I would like to suggest that IMAP extensions could usefully be  
specified to permit MUA to signal to the MS over IMAP, that the  
message in question is, or is not spam. I would also like to suggest  
that an IMAP extension pair to signal that the specified address is to  
be white, or black listed, would be equally useful.

This is because a large number of people now depend on IMAP backed MS  
in places like google, or corporate maildrops, but also have in-client  
spam tagging.
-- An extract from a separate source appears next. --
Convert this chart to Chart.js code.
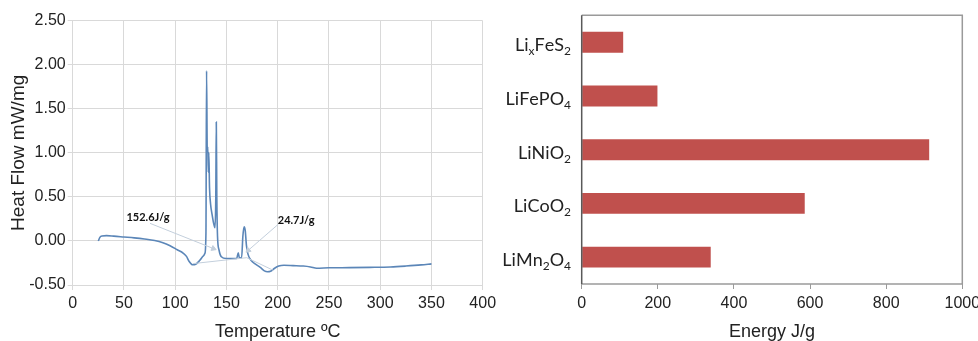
<!DOCTYPE html>
<html>
<head>
<meta charset="utf-8">
<script src="https://cdn.jsdelivr.net/npm/chart.js@4"></script>
<style>
	html, body { margin: 0; padding: 0; background: #fff; overflow: hidden; }
	.wrap { position: relative; width: 978px; height: 341px; }
	.dsc { position: absolute; left: 0; top: 0; width: 510px; height: 341px; }
	.energy { position: absolute; left: 490px; top: 0; width: 500px; height: 341px; }
</style>
</head>
<body>
<div class="wrap">
	<div class="dsc"><canvas id="dscChart"></canvas></div>
	<div class="energy"><canvas id="energyChart"></canvas></div>
</div>
<script>
// DSC curve
const tempC = [25, 26.5, 28.5, 33, 40, 50, 60, 70, 80, 88, 95, 102, 108, 111, 113.5, 117, 120, 124, 127.5, 129, 130, 130.6, 131.3, 131.8, 132.3, 132.8, 133.5, 134.5, 136, 137.5, 138.8, 139.6, 140.1, 140.6, 141.3, 142.7, 145, 150, 160, 161.5, 162.6, 164.8, 166, 167.2, 168.3, 169.5, 171, 174, 178, 183, 187, 190, 193, 197, 201, 206, 215, 225, 232, 238, 250, 270, 290, 310, 325, 340, 350];
const heatFlow = [0.0, 0.04, 0.057, 0.06, 0.055, 0.045, 0.035, 0.022, 0.005, -0.02, -0.055, -0.1, -0.14, -0.175, -0.23, -0.27, -0.265, -0.22, -0.17, -0.14, 0.09, 1.93, 1.0, 1.07, 0.78, 1.0, 0.6, 0.42, 0.3, 0.2, 0.15, 0.5, 1.35, 0.5, 0.05, -0.1, -0.18, -0.2, -0.2, -0.135, -0.19, -0.19, 0.05, 0.16, 0.12, -0.05, -0.15, -0.22, -0.26, -0.3, -0.34, -0.35, -0.345, -0.31, -0.285, -0.276, -0.28, -0.285, -0.295, -0.31, -0.305, -0.303, -0.3, -0.295, -0.285, -0.272, -0.26];

// integration baselines and annotation pointers
const baseTemp = [117.6, 169.8, 195.7];
const baseFlow = [-0.257, -0.19, -0.333];
const arrow1Temp = [75.4, 137.2];
const arrow1Flow = [0.2, -0.086];
const arrow2Temp = [200.6, 171.3];
const arrow2Flow = [0.19, -0.106];
const noteText = ["152.6J/g", "24.7J/g"];
const noteTemp = [73.5, 218];
const noteFlow = [0.27, 0.235];

// Energy bars
const materials = ["LiₓFeS₂", "LiFePO₄", "LiNiO₂", "LiCoO₂", "LiMn₂O₄"];
const energy = [109, 199, 913, 586, 339];

const toPoints = (xs, ys) => xs.map((x, i) => ({ x: x, y: ys[i] }));

const tickFont = { family: "'Liberation Sans', Arial, sans-serif", size: 16 };
const titleFont = { family: "'Liberation Sans', Arial, sans-serif", size: 18, lineHeight: 1 };
const textColor = "#222";

const notesPlugin = {
	id: "notes",
	afterDatasetsDraw(chart) {
		const ctx = chart.ctx;
		ctx.save();
		ctx.font = "bold 11px Lato, 'Liberation Sans', sans-serif";
		ctx.fillStyle = "#111";
		ctx.textAlign = "center";
		ctx.textBaseline = "middle";
		noteText.forEach((t, i) => {
			const px = chart.scales.x.getPixelForValue(noteTemp[i]);
			const py = chart.scales.y.getPixelForValue(noteFlow[i]);
			ctx.fillText(t, px, py);
		});
		ctx.restore();
	},
};

const pointerLine = (xs, ys, rot) => ({
	data: toPoints(xs, ys),
	borderColor: "#c3cfdc",
	backgroundColor: "#c3cfdc",
	borderWidth: 1,
	pointRadius: [0, 3],
	pointStyle: "triangle",
	rotation: rot,
	tension: 0,
});

new Chart(document.getElementById("dscChart"), {
	type: "line",
	data: {
		datasets: [
			{
				data: toPoints(baseTemp, baseFlow),
				borderColor: "#c3cfdc",
				borderWidth: 1,
				pointRadius: 0,
				tension: 0,
			},
			pointerLine(arrow1Temp, arrow1Flow, 111.8),
			pointerLine(arrow2Temp, arrow2Flow, 229),
			{
				data: toPoints(tempC, heatFlow),
				borderColor: "#5b86b8",
				borderWidth: 1.6,
				pointRadius: 0,
				cubicInterpolationMode: "monotone",
			},
		],
	},
	options: {
		responsive: true,
		maintainAspectRatio: false,
		animation: false,
		layout: { padding: { left: 0, right: 27.3, top: 20.7, bottom: 0 } },
		plugins: { legend: { display: false }, tooltip: { enabled: false } },
		scales: {
			x: {
				type: "linear",
				min: 0,
				max: 400,
				ticks: { stepSize: 50, font: tickFont, color: textColor, padding: 4, maxRotation: 0 },
				grid: { color: "#d9d9d9", tickLength: 5 },
				border: { color: "#d9d9d9" },
				title: { display: true, text: "Temperature ºC", font: titleFont, color: textColor, padding: { top: 0, bottom: 0 } },
				afterFit: (s) => { s.height = 56; },
			},
			y: {
				min: -0.5,
				max: 2.5,
				ticks: { stepSize: 0.5, font: tickFont, color: textColor, padding: 2, callback: (v) => v.toFixed(2) },
				grid: { color: "#d9d9d9", tickLength: 5 },
				border: { color: "#d9d9d9" },
				title: { display: true, text: "Heat Flow mW/mg", font: { family: tickFont.family, size: 19, lineHeight: 1.2 }, color: textColor, padding: { top: 7.6, bottom: 0 } },
				afterFit: (s) => { s.width = 72.7; },
			},
		},
	},
	plugins: [notesPlugin],
});

// draw the formula labels with proper subscripts
const subMap = { "₀": "0", "₁": "1", "₂": "2", "₃": "3", "₄": "4", "ₓ": "x" };
const formulaLabels = {
	id: "formulaLabels",
	afterDraw(chart) {
		const ctx = chart.ctx;
		const yScale = chart.scales.y;
		const right = chart.chartArea.left - 10.7;
		const mainFont = "18px Lato, 'Open Sans', sans-serif";
		const subFont = "12px Lato, 'Open Sans', sans-serif";
		ctx.save();
		ctx.fillStyle = textColor;
		ctx.textAlign = "left";
		ctx.textBaseline = "alphabetic";
		materials.forEach((label, i) => {
			const parts = [...label].map((ch) => (subMap[ch] ? { t: subMap[ch], sub: true } : { t: ch, sub: false }));
			let width = 0;
			parts.forEach((p) => {
				ctx.font = p.sub ? subFont : mainFont;
				p.w = ctx.measureText(p.t).width;
				width += p.w;
			});
			let x = right - width;
			const base = yScale.getPixelForValue(i) + 9;
			parts.forEach((p) => {
				ctx.font = p.sub ? subFont : mainFont;
				ctx.fillText(p.t, x, p.sub ? base + 4 : base);
				x += p.w;
			});
		});
		ctx.restore();
	},
};

const boxBorder = {
	id: "boxBorder",
	afterDatasetsDraw(chart) {
		const { left, right, top, bottom } = chart.chartArea;
		const ctx = chart.ctx;
		ctx.save();
		ctx.lineWidth = 1.5;
		ctx.strokeStyle = "#9a9a9a";
		ctx.beginPath();
		ctx.moveTo(left, top);
		ctx.lineTo(right, top);
		ctx.lineTo(right, bottom);
		ctx.lineTo(left, bottom);
		ctx.stroke();
		ctx.strokeStyle = "#595959";
		ctx.beginPath();
		ctx.moveTo(left, top);
		ctx.lineTo(left, bottom);
		ctx.stroke();
		ctx.restore();
	},
};

new Chart(document.getElementById("energyChart"), {
	type: "bar",
	data: {
		labels: materials,
		datasets: [
			{
				data: energy,
				backgroundColor: "#c0504d",
				barPercentage: 0.39,
				categoryPercentage: 1,
			},
		],
	},
	options: {
		indexAxis: "y",
		responsive: true,
		maintainAspectRatio: false,
		animation: false,
		layout: { padding: { left: 0, right: 27.7, top: 15.3, bottom: 0 } },
		plugins: { legend: { display: false }, tooltip: { enabled: false } },
		scales: {
			x: {
				min: 0,
				max: 1000,
				ticks: { stepSize: 200, font: tickFont, color: textColor, padding: 5, maxRotation: 0, callback: (v) => String(v) },
				grid: { drawOnChartArea: false, color: "#9a9a9a", tickLength: 5 },
				border: { display: false },
				title: { display: true, text: "Energy J/g", font: titleFont, color: textColor, padding: { top: 0, bottom: 0 } },
				afterFit: (s) => { s.height = 57; },
			},
			y: {
				ticks: { display: false },
				grid: { display: false },
				border: { display: false },
				afterFit: (s) => { s.width = 91.7; },
			},
		},
	},
	plugins: [formulaLabels, boxBorder],
});
</script>
</body>
</html>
Where the spam filtering is not sufficiently complete to  
prevent significant leakage, and mis-attribution across the MUA/MS  
dialogue, the lack of an in-protocol method to pass the information  
means we are all using what I would call ad-hoc methods to fix this  
situation up.

If it was possible to communicate this 'first class' in IMAP, I think  
that it would significantly enhance the user experience.

As an example, at the moment if I wish to inform google that I have  
known spam in local folders, I have to go to the web interface and  
manually tag. If there was an IMAP extension, I could review my local  
baysian junk folder, remove all non-spam (and flag the senders as  
white-listed if need be), and request the rest to be flagged as spam  
back on the IMAP backed MS.

Likewise for false positives and blacklisted senders.

I am told that the IMAPEXT WG is closed. I mail this, in the hope that  
somebody can help decide if this is a viable topic for consideration.

Many thanks for guidance and advice thus far from Lisa Dusseault.